La forte demande n'a pas été freinée par la hausse des prix des chambres, de l'ordre de 10% par rapport à avant la pandémie. 'Les responsables d'hôtels semblent moins enclins à se livrer à une guerre des prix, ayant compris l'importance de maintenir les tarifs à un niveau qui permet d'être rentables', explique M. Kleber. En outre, dans un contexte général d'inflation, la clientèle semble avoir une meilleure compréhension des hausses de prix.
Du côté du Radisson Blu à Lucerne, l'enthousiasme est partagé: 'Nous faisons face à une très forte demande, tout le monde veut venir à Lucerne', se réjouit le directeur de l'établissement, Markus Conzelmann.
Le retour de la clientèle des marchés lointains y est pour quelque chose, alors que l'hôtel a accueilli 10% de plus de touristes des Etats-Unis l'année dernière. Les marchés asiatiques se réveillent, avec dernièrement un retour des touristes indiens.
Le profil de la clientèle a évolué: 'Plus de 80% des clients séjournent pour les loisirs, contre 60% avant la pandémie', explique M. Conzelmann. Il a fallu procéder à des investissements: aménagement de chambres triples, lits bébé, parties communes, personnel.
Cela semble en avoir valu la peine.
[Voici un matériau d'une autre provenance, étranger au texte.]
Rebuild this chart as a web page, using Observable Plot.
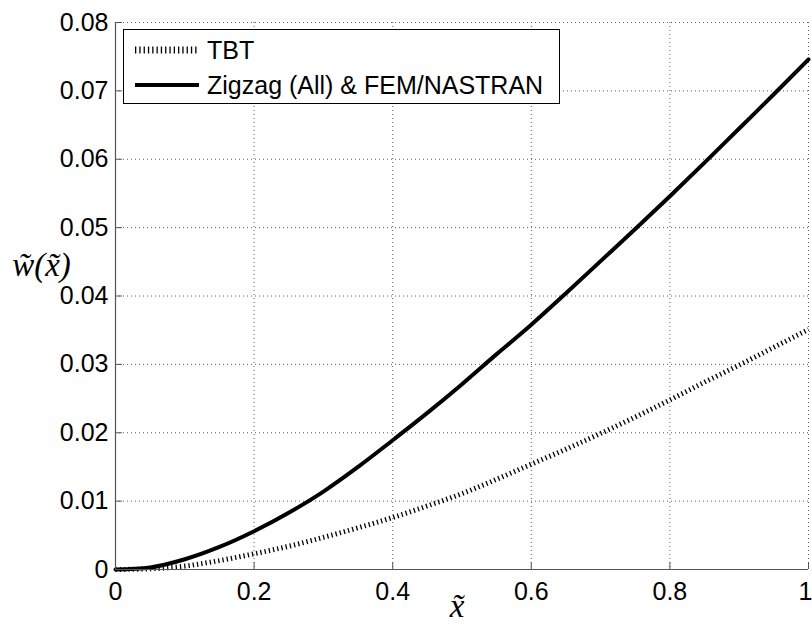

Si le taux d'occupation n'est pas encore tout à fait au niveau de 2019, les augmentations de prix, qui atteignent entre 20% et 30% par rapport à 2019, font que les recettes le sont.
Difficultés à recruter
Mais dans un contexte de forte demande, la pénurie de collaborateurs prend une nouvelle dimension. 'Il faut se battre tous les jours pour trouver du personnel', déplore Frédéric Boson, directeur général de Swiss Hotel Properties. La pandémie a renforcé ce problème structurel, lié selon lui à un défaut de valorisation de ces métiers.
Augmenter les salaires, comme le veulent les syndicats, dans cette branche où ils sont bas, ne semble pas une solution pour les hôteliers, car cela devrait être répercuté sur les clients. 'Il ne faut pas oublier que la concurrence se joue avec d'autres pays', explique M. Boson. Le salaire moyen des 1200 employés du groupe atteint les 5000 francs.
Le responsable estime par contre qu'il faut penser les conditions-cadres dans leur ensemble: 'A Zermatt, nous n'ouvrons pas une chambre d'hôtel sans créer un lieu pour le personnel', détaille-t-il.
Du côté des hôtels Sorell, le salaire minimum a été relevé à 4000 francs, au-dessus des prescriptions de la convention collective de travail (CCT), une mesure parmi d'autres pour attirer et fidéliser. Contrat à plein temps sur quatre jours, formation continue, la chaîne hôtelière récompense également par une prime les employés contribuant à une embauche.
Selon les estimations d'Hôtellerie Suisse, la pénurie de collaborateurs a coûté au secteur de l'hôtellerie restauration 650 millions de francs de manque à gagner l'année dernière.